China Strings a New Pearl in Sri Lanka
Sri Lanka has signed on the dotted line with China on the Hambantota port facility, giving Beijing’s One Belt One Road initiative a boost while simultaneously raising fears of encirclement in New Delhi.
China will invest around $1.12 billion and have a 70% stake in the port, which is located on the southern coast of Sri Lanka. China’s state-owned China Merchants Port Holdings Company will preside over the day-to-day operations of the port on a 99-year lease. However, the Sri Lankan Port Authority will maintain control over ‘sensitive’ areas such as security. The deal also includes assurances that China will not dock military vessels at the facility.
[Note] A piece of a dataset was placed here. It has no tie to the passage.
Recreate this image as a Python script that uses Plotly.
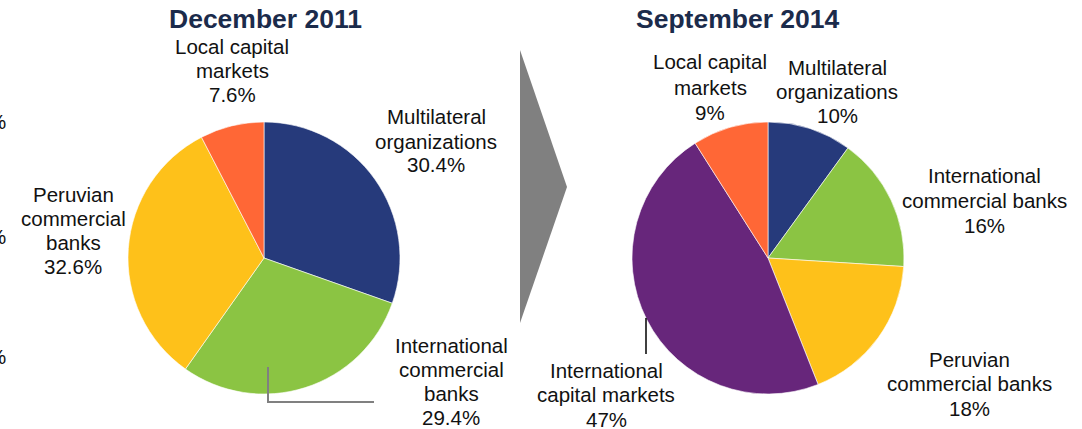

There are many geopolitical factors at play here. For one, although One Belt One Road might foresee a surge in freight traffic through the Hambantota port, at this point any economic windfall is purely hypothetical. From any commercial metric, the port has been a massive failure. Built in 2010 with at least $361 million from China’s Export-Import bank, Hambantota has processed just 44 ships since 2015. The yearly bleed is too much for a Sri Lankan government that’s already struggling to pay off over $65 billion in public debt.
What Hambantota lacks in commercial viability, it more than makes up for in its strategic location. The port is remote, in deep-water, and located next to major international trade routes; in short, it’s ideal for a PLA Navy brass wanting to project Chinese military power further afield. The military restrictions in this week’s deals are unwelcome so far as China is concerned, but they don’t preclude the situation changing in the future, especially since China will continue to have serious financial leverage over the government in Colombo.
It’s also worth noting the fierce domestic opposition that the Hambantota deal faced. There were economic factors – Sri Lankan labor movements are worried of China taking control over the local bunkering business – and more importantly, there were nativist factors driving the pushback. Sri Lanka is already heavily in debt to China, and the fact that the Hambantota bailout is coming for a project that the Chinese financed in the first place looms large in the political arena. These forces combined to produce a drag on the deal, delaying its confirmation for six months and producing a draft that was watered down compared to the original which envisioned an 80% stake for China.
Over the years to come, China will undoubtedly be pushing the limits of what it can get away with in terms of security applications for the Hambantota port. For India’s part, the military exclusion is probably the best it could have hoped for in a final deal. Now New Delhi will have an excuse to keep a close eye on the facility and raise the alarm should Beijing push the boundaries.